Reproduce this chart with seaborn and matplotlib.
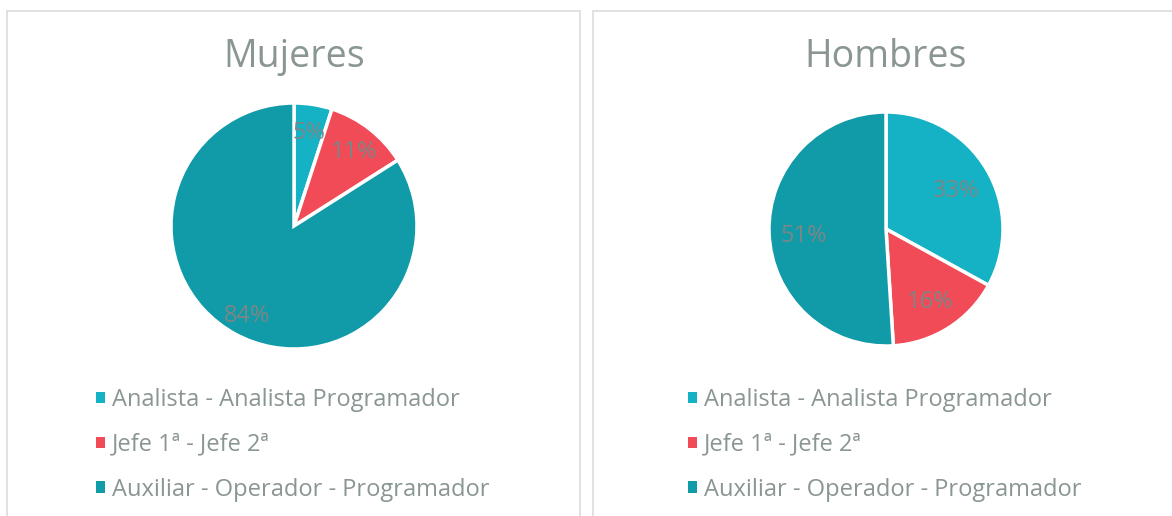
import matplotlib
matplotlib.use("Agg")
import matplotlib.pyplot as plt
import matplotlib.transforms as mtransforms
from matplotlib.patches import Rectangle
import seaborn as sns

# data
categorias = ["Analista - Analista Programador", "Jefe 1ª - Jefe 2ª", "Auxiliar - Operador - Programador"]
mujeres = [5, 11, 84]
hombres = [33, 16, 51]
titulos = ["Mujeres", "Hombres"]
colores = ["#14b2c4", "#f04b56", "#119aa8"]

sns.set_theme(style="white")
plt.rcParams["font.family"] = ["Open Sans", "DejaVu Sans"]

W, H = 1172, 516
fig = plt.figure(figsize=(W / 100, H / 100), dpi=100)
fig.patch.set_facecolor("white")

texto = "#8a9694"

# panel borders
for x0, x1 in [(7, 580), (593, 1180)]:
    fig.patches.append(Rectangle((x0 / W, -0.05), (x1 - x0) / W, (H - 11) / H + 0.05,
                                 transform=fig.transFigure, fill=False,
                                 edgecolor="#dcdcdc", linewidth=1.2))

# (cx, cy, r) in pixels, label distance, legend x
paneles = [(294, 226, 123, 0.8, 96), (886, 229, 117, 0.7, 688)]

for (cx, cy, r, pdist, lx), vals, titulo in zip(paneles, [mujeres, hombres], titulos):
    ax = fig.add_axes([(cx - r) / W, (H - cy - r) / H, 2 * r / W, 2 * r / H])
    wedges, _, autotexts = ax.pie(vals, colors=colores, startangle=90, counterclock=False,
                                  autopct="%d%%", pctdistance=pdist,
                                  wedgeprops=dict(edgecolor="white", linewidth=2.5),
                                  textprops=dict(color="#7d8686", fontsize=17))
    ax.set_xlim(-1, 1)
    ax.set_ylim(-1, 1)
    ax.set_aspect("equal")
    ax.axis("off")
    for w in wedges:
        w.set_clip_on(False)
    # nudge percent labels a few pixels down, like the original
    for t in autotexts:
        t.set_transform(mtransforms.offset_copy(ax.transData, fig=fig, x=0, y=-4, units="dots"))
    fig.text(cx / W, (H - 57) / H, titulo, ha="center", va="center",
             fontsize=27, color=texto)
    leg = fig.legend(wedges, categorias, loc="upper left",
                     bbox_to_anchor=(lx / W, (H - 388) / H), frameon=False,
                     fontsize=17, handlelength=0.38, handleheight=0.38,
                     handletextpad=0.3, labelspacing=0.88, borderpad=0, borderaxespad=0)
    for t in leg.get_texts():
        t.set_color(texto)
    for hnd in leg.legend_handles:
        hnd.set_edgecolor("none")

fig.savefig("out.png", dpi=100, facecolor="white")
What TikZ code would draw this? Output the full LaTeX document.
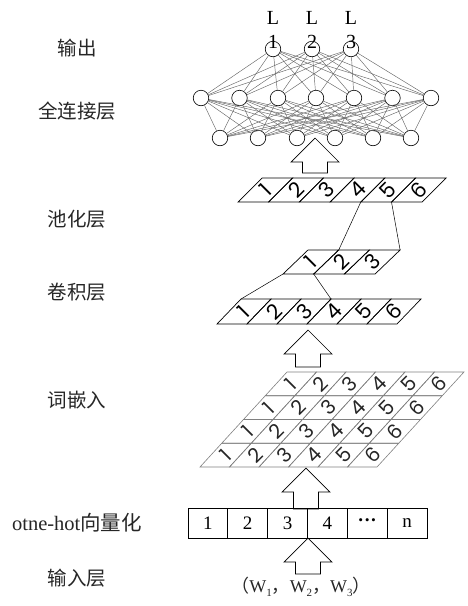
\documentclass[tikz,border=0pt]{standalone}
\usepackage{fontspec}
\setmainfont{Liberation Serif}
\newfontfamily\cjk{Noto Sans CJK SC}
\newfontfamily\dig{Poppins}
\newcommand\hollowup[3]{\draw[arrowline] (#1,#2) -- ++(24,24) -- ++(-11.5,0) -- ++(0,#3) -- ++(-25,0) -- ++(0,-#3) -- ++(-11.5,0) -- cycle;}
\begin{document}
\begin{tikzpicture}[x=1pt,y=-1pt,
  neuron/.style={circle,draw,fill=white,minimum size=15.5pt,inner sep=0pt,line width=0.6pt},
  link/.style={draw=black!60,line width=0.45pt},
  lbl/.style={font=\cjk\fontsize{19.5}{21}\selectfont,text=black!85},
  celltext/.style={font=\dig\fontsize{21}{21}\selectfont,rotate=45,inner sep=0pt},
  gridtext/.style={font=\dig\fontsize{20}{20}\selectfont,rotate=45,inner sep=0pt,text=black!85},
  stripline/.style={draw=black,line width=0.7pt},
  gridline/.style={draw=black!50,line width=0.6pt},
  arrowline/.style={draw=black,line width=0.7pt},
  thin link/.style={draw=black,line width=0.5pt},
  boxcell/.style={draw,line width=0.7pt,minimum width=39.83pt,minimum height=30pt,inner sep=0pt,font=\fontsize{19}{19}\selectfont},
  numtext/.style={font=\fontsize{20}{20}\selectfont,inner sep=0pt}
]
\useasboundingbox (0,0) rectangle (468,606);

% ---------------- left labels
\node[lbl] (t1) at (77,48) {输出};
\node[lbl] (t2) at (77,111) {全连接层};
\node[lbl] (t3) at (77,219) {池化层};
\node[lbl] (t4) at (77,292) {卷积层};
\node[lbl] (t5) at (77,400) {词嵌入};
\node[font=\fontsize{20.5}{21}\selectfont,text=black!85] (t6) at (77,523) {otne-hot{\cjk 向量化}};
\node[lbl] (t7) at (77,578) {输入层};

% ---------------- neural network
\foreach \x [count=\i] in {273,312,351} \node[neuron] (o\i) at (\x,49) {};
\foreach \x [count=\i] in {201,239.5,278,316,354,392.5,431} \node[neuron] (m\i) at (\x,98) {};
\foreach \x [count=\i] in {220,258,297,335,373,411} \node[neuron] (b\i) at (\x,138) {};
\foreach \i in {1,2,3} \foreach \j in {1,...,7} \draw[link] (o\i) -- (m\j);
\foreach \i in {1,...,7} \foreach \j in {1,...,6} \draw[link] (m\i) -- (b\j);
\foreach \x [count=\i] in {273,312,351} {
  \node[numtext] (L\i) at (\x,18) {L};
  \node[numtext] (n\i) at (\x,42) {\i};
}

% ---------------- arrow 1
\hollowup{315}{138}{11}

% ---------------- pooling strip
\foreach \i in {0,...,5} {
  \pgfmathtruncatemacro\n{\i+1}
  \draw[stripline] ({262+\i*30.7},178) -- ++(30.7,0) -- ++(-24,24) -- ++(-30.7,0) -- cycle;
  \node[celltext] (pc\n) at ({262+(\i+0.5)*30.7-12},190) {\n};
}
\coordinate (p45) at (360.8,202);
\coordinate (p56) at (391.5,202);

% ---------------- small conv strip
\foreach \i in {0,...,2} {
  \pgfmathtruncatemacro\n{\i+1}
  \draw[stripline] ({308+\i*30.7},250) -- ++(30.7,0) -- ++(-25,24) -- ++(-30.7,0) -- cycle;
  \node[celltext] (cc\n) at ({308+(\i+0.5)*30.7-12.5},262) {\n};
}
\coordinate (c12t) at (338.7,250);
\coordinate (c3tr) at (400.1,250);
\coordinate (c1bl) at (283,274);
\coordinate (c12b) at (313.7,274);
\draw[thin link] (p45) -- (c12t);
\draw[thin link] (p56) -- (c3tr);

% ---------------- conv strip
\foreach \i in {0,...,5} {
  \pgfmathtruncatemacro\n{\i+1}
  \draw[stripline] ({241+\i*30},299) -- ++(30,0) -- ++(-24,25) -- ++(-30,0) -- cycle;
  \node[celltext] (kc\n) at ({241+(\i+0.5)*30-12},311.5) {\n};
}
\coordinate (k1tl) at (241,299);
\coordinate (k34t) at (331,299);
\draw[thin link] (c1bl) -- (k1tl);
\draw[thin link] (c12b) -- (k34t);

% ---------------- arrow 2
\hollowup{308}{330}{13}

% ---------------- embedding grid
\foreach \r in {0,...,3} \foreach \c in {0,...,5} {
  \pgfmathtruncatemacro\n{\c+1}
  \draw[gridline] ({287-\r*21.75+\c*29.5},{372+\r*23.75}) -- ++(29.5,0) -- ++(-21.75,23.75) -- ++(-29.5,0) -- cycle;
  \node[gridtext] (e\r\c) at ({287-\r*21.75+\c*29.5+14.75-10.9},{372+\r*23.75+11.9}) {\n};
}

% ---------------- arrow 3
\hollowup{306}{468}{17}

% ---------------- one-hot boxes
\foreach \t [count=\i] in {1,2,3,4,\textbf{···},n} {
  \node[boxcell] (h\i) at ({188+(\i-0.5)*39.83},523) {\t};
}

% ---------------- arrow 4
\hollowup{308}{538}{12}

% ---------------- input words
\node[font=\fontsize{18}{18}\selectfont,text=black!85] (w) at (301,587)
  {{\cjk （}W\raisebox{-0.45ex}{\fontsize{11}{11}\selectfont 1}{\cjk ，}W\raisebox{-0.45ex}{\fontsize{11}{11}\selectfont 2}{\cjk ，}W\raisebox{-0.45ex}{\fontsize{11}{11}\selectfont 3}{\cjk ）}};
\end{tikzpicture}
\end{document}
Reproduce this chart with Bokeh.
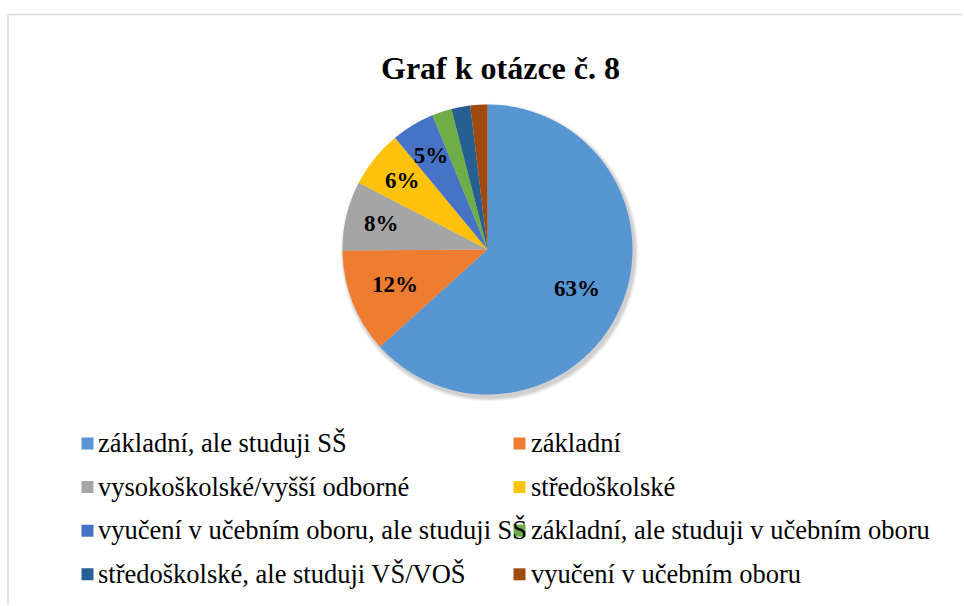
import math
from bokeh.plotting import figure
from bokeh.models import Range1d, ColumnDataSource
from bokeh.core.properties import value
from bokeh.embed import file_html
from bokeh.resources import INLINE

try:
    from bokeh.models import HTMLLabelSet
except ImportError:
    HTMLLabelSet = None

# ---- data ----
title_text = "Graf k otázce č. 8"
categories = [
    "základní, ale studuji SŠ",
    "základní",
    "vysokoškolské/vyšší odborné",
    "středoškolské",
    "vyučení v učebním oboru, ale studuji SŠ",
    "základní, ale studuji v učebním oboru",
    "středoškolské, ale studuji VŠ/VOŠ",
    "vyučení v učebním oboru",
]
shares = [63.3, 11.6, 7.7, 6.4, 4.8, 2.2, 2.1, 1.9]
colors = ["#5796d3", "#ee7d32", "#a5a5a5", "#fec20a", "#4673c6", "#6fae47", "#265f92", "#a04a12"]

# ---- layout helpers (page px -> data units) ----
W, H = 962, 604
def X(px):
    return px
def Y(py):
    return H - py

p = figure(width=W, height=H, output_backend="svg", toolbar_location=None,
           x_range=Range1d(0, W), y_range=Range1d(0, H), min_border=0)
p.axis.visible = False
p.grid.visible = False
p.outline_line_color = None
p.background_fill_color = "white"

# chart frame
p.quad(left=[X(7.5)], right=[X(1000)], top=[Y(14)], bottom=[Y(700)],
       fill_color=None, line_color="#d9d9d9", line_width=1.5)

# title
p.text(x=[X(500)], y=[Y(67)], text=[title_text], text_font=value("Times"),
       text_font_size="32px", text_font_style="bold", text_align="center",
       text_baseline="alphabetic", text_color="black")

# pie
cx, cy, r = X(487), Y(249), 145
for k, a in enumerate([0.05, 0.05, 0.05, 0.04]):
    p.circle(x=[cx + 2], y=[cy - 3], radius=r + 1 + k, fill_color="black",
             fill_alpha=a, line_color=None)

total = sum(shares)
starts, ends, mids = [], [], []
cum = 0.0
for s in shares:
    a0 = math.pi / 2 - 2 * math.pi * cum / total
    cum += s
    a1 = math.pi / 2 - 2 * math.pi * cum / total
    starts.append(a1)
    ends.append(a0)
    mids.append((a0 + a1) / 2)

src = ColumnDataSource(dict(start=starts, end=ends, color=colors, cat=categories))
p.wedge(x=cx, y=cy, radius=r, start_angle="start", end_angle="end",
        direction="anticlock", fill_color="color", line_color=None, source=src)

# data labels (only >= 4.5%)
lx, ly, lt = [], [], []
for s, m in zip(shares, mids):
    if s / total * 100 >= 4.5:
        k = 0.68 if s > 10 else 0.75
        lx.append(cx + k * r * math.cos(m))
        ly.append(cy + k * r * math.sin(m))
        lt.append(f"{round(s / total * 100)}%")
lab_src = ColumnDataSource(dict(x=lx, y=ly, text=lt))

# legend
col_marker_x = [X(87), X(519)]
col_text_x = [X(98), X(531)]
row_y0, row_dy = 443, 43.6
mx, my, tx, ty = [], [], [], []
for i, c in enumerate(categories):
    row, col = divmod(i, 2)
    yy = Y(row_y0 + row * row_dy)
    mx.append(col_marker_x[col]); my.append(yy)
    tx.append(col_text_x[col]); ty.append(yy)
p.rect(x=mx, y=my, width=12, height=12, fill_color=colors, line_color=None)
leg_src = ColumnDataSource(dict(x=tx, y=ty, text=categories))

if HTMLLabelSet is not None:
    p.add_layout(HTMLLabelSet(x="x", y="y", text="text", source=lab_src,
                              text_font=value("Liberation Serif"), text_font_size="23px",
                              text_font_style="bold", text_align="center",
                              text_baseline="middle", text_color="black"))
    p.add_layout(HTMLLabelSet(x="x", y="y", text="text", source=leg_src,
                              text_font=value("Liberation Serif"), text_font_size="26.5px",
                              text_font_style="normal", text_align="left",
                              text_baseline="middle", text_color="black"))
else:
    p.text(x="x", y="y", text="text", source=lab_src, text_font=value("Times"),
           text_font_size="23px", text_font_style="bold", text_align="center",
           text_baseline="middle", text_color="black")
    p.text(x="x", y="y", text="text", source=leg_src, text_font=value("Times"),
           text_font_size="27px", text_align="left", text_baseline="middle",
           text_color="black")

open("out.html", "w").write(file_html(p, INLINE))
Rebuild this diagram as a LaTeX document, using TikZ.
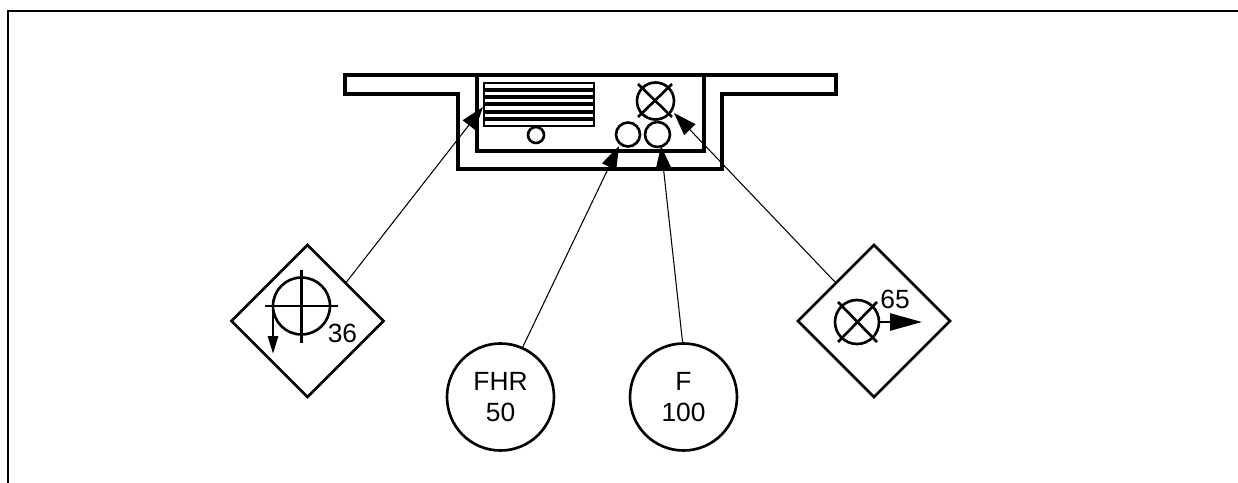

# # # #

> [DIRECTION] Omit the pictures, then repeat exactly each line from the beginning of the listing through the line with "import seaborn as sns".

> [TASK SOLUTION]
Reproduce this chart with seaborn and matplotlib.
import matplotlib
matplotlib.use("Agg")
import matplotlib.pyplot as plt
import matplotlib.transforms as mtransforms
from matplotlib.patches import Rectangle
import seaborn as sns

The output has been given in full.